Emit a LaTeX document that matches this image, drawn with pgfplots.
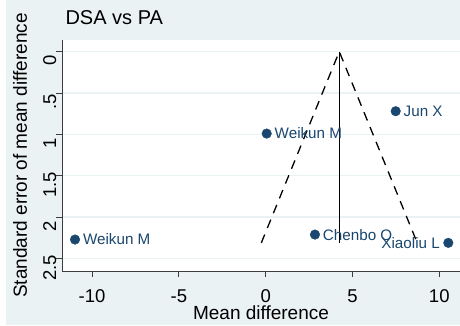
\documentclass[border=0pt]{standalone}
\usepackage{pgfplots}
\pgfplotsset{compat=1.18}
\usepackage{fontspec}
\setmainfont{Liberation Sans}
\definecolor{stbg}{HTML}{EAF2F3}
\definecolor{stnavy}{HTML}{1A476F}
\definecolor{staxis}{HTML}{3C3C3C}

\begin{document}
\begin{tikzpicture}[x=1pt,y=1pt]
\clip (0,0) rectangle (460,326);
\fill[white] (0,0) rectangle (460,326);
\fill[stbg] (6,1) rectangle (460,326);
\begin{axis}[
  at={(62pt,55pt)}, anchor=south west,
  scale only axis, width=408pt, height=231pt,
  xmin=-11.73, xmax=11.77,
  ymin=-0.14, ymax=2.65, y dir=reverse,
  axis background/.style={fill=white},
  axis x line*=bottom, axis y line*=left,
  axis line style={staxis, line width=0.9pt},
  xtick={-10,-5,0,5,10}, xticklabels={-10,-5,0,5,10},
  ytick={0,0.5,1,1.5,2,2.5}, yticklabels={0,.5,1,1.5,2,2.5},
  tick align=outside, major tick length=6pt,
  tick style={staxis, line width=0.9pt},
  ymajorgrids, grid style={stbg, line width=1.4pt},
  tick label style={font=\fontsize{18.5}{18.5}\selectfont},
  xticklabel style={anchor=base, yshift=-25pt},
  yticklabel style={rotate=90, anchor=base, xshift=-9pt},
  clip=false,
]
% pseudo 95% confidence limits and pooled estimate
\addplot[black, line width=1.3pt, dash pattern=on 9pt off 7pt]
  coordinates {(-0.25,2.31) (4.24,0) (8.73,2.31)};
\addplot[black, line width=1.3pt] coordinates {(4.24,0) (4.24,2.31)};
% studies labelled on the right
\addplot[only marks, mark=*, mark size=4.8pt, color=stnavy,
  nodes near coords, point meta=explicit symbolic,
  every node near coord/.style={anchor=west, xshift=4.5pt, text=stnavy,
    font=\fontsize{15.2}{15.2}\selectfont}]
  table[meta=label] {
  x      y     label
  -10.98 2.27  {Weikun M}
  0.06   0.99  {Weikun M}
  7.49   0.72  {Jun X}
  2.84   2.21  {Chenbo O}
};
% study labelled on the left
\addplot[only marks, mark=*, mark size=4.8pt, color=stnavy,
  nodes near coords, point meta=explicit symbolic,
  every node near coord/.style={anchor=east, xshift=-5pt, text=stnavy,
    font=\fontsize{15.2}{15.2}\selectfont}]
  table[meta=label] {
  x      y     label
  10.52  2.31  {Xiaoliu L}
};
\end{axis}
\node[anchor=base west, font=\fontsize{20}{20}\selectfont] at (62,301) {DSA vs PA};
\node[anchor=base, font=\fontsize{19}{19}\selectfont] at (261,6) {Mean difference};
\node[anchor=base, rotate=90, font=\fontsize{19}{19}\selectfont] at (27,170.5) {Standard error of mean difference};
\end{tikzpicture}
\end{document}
○ ○ ○ ○ ○
Written exercise: Repeat the material above in full and exactly, omitting the pictures.

Complete response:
Emit a LaTeX document that matches this image, drawn with pgfplots.
\documentclass[border=0pt]{standalone}
\usepackage{pgfplots}
\pgfplotsset{compat=1.18}
\usepackage{fontspec}
\setmainfont{Liberation Sans}
\definecolor{stbg}{HTML}{EAF2F3}
\definecolor{stnavy}{HTML}{1A476F}
\definecolor{staxis}{HTML}{3C3C3C}

\begin{document}
\begin{tikzpicture}[x=1pt,y=1pt]
\clip (0,0) rectangle (460,326);
\fill[white] (0,0) rectangle (460,326);
\fill[stbg] (6,1) rectangle (460,326);
\begin{axis}[
  at={(62pt,55pt)}, anchor=south west,
  scale only axis, width=408pt, height=231pt,
  xmin=-11.73, xmax=11.77,
  ymin=-0.14, ymax=2.65, y dir=reverse,
  axis background/.style={fill=white},
  axis x line*=bottom, axis y line*=left,
  axis line style={staxis, line width=0.9pt},
  xtick={-10,-5,0,5,10}, xticklabels={-10,-5,0,5,10},
  ytick={0,0.5,1,1.5,2,2.5}, yticklabels={0,.5,1,1.5,2,2.5},
  tick align=outside, major tick length=6pt,
  tick style={staxis, line width=0.9pt},
  ymajorgrids, grid style={stbg, line width=1.4pt},
  tick label style={font=\fontsize{18.5}{18.5}\selectfont},
  xticklabel style={anchor=base, yshift=-25pt},
  yticklabel style={rotate=90, anchor=base, xshift=-9pt},
  clip=false,
]
% pseudo 95% confidence limits and pooled estimate
\addplot[black, line width=1.3pt, dash pattern=on 9pt off 7pt]
  coordinates {(-0.25,2.31) (4.24,0) (8.73,2.31)};
\addplot[black, line width=1.3pt] coordinates {(4.24,0) (4.24,2.31)};
% studies labelled on the right
\addplot[only marks, mark=*, mark size=4.8pt, color=stnavy,
  nodes near coords, point meta=explicit symbolic,
  every node near coord/.style={anchor=west, xshift=4.5pt, text=stnavy,
    font=\fontsize{15.2}{15.2}\selectfont}]
  table[meta=label] {
  x      y     label
  -10.98 2.27  {Weikun M}
  0.06   0.99  {Weikun M}
  7.49   0.72  {Jun X}
  2.84   2.21  {Chenbo O}
};
% study labelled on the left
\addplot[only marks, mark=*, mark size=4.8pt, color=stnavy,
  nodes near coords, point meta=explicit symbolic,
  every node near coord/.style={anchor=east, xshift=-5pt, text=stnavy,
    font=\fontsize{15.2}{15.2}\selectfont}]
  table[meta=label] {
  x      y     label
  10.52  2.31  {Xiaoliu L}
};
\end{axis}
\node[anchor=base west, font=\fontsize{20}{20}\selectfont] at (62,301) {DSA vs PA};
\node[anchor=base, font=\fontsize{19}{19}\selectfont] at (261,6) {Mean difference};
\node[anchor=base, rotate=90, font=\fontsize{19}{19}\selectfont] at (27,170.5) {Standard error of mean difference};
\end{tikzpicture}
\end{document}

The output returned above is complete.